J’adorerais faire ce genre de trucs mais j’en suis incapable. Je sais juste jouer de la guitare et composer des mélodies. Mais Michal a récemment remixé un groupe d’Oakland appelé Mr Loveless; des amis de notre ville natale. Le remix est très bien et vaut vraiment la peine d’être écouté.

Qu’est-ce qu’on peut attendre des Bilinda Butchers pour le futur?

Nous n’avons pas un agenda très clair pour le moment. Michal et moi, nous ne nous sommes pas vus cet été puisque nous étions tous les deux en voyage. Je pense qu’une fois rentrés, nous allons finir d’écrire les nouvelles chansons, établir la tracklist, puis décider si nous allons enregistrer en studio ou chez nous. L’album va devenir le centre de notre attention et une fois que tout sera prêt, nous ferons de notre mieux pour le sortir aussi rapidement que possible.

Pour en revenir à Justin Vallesteros, il expliquait dans une interview qu’il avait parfois l’impression d’être quelqu’un d’à part dans sa ville parce qu’il n’écoutait pas la même musique que les autres. C’est quelque chose que tu ressens aussi parfois?
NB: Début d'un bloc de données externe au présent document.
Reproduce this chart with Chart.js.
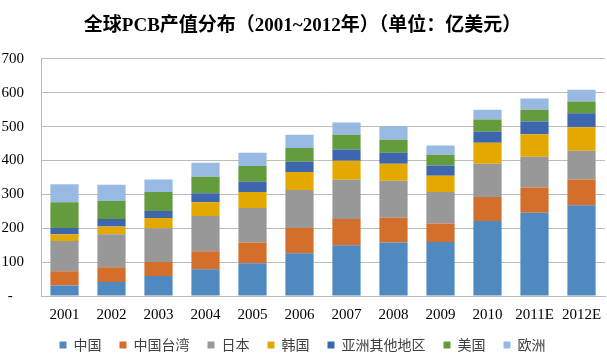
<!DOCTYPE html>
<html>
<head>
<meta charset="utf-8">
<script src="https://cdn.jsdelivr.net/npm/chart.js@4/dist/chart.umd.min.js"></script>
<style>
  body { margin: 0; background: #fff; }
</style>
</head>
<body>
<canvas id="pcb" width="607" height="360"></canvas>
<script>
var years = ['2001', '2002', '2003', '2004', '2005', '2006', '2007', '2008', '2009', '2010', '2011E', '2012E'];
var china     = [31, 41, 59, 79, 97, 126, 150, 158, 159, 221, 246, 268];
var taiwan    = [42, 44, 41, 53, 61, 75, 77, 73, 55, 71, 74, 76];
var japan     = [89, 97, 100, 104, 102, 112, 116, 109, 93, 98, 91, 85];
var korea     = [20, 23, 30, 41, 47, 53, 56, 50, 48, 62, 66, 69];
var otherAsia = [19, 22, 21, 26, 30, 30, 33, 33, 30, 33, 38, 41];
var usa       = [76, 53, 56, 49, 47, 41, 44, 38, 32, 36, 35, 35];
var europe    = [53, 48, 37, 41, 39, 39, 36, 40, 27, 29, 33, 35];
var yTicks = [0, 100, 200, 300, 400, 500, 600, 700];

var serif = "'Liberation Serif', 'Times New Roman', serif";

function ds(label, data, color) {
    return {
        label: label,
        data: data,
        backgroundColor: color,
        borderWidth: 0,
        barPercentage: 0.6,
        categoryPercentage: 1
    };
}

var ctx = document.getElementById('pcb').getContext('2d');
var chart = new Chart(ctx, {
    type: 'bar',
    data: {
        labels: years,
        datasets: [
            ds('中国', china, '#4f89bf'),
            ds('中国台湾', taiwan, '#d46e2b'),
            ds('日本', japan, '#989898'),
            ds('韩国', korea, '#e3a900'),
            ds('亚洲其他地区', otherAsia, '#3d66af'),
            ds('美国', usa, '#639b3d'),
            ds('欧洲', europe, '#98b9e1')
        ]
    },
    options: {
        responsive: false,
        animation: false,
        layout: { padding: { left: 0, right: 2, top: 0, bottom: 0 } },
        plugins: {
            title: {
                display: true,
                text: '全球PCB产值分布（2001~2012年）（单位：亿美元）',
                color: '#000',
                font: { family: serif + ", 'Noto Sans CJK SC'", size: 19, weight: 'bold' },
                padding: { top: 15, bottom: 21 }
            },
            legend: {
                position: 'bottom',
                maxHeight: 40,
                labels: {
                    color: '#404040',
                    font: { family: "'Noto Sans CJK SC'", size: 14 },
                    boxWidth: 7,
                    boxHeight: 7,
                    padding: 18
                }
            },
            tooltip: { enabled: false }
        },
        scales: {
            x: {
                stacked: true,
                grid: { display: false },
                border: { color: '#bbbbbb' },
                afterFit: function (axis) {
                    axis.height = 24;
                    // let the year labels spill below the axis box instead of being clipped
                    axis._computeLabelArea = function () {};
                },
                ticks: { color: '#000', font: { family: serif, size: 15 }, maxRotation: 0, autoSkip: false, padding: 2 }
            },
            y: {
                stacked: true,
                min: 0,
                max: 700,
                afterBuildTicks: function (axis) {
                    axis.ticks = yTicks.map(function (v) { return { value: v }; });
                },
                afterFit: function (axis) { axis.width = 41; },
                grid: { color: '#bcbcbc', drawTicks: false },
                border: { color: '#bbbbbb' },
                ticks: {
                    color: '#000',
                    font: { family: serif, size: 15 },
                    padding: 17,
                    callback: function (v) { return v === 0 ? '-   ' : v; }
                }
            }
        }
    }
});
</script>
</body>
</html>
Oui, j’ai aussi tendance à me sentir musicalement isolé. J’en ai d’ailleurs récemment parlé à ma copine. Lorsqu’une chanson est diffusée pendant une soirée et que tout le monde devient mélancolique en disant « Oh, je me souviens de cette chanson », je suis souvent le seul à ne rien ressentir. Tout cela parce que je n’ai jamais écouté la radio. J’essaie désormais d’être un peu plus au courant de ce qui est considéré comme « cool » mais lorsque j’étais plus jeune, je n’en avais absolument rien à faire, cela ne m’intéressait pas. Aujourd’hui, je me rends compte que c’est parfois agréable d’écouter la musique que tout le monde aime.